-- Begin --
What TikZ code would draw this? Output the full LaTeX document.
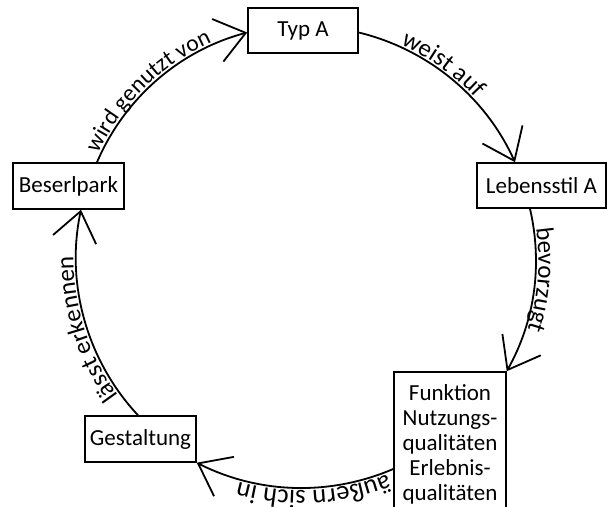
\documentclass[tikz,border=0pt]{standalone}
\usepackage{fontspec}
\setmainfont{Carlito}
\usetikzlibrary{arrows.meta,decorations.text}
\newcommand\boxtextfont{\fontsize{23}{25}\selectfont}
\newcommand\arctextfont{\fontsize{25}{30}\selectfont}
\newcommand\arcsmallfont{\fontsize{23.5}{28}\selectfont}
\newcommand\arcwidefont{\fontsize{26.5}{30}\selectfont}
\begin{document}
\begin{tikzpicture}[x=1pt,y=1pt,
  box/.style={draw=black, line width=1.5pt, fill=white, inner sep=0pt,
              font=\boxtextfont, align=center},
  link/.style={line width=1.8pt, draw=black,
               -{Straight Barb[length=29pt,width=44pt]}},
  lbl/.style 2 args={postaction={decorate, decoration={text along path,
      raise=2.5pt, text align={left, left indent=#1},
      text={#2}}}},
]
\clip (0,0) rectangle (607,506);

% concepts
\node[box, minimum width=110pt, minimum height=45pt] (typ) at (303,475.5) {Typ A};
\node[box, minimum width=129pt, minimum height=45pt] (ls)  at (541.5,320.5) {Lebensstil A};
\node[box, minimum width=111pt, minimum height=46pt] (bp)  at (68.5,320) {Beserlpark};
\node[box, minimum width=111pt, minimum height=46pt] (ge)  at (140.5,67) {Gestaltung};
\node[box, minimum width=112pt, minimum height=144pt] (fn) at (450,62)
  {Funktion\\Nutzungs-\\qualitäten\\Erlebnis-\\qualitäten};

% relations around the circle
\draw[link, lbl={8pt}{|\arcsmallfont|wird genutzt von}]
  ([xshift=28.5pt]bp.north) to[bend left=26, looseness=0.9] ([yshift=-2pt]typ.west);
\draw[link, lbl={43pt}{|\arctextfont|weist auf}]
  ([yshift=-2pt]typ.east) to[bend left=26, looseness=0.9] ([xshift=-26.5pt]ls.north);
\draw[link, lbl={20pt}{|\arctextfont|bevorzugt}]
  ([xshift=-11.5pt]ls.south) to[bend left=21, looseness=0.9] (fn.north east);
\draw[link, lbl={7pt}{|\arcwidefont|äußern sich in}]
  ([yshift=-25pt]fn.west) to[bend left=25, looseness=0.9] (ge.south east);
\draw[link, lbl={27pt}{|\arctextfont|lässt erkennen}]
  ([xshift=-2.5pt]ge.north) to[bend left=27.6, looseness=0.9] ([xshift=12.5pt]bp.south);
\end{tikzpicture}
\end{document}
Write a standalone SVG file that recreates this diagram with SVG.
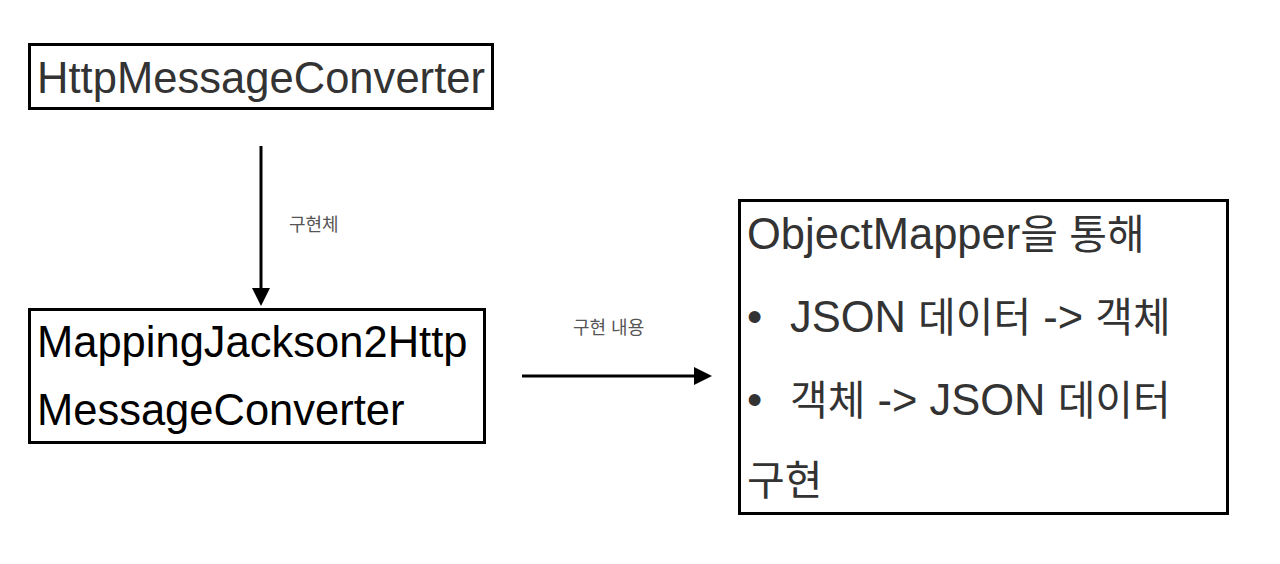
-- End --
Do this: Scan the records above and report how many lines include the word "draw", without any other text.

Reply: 8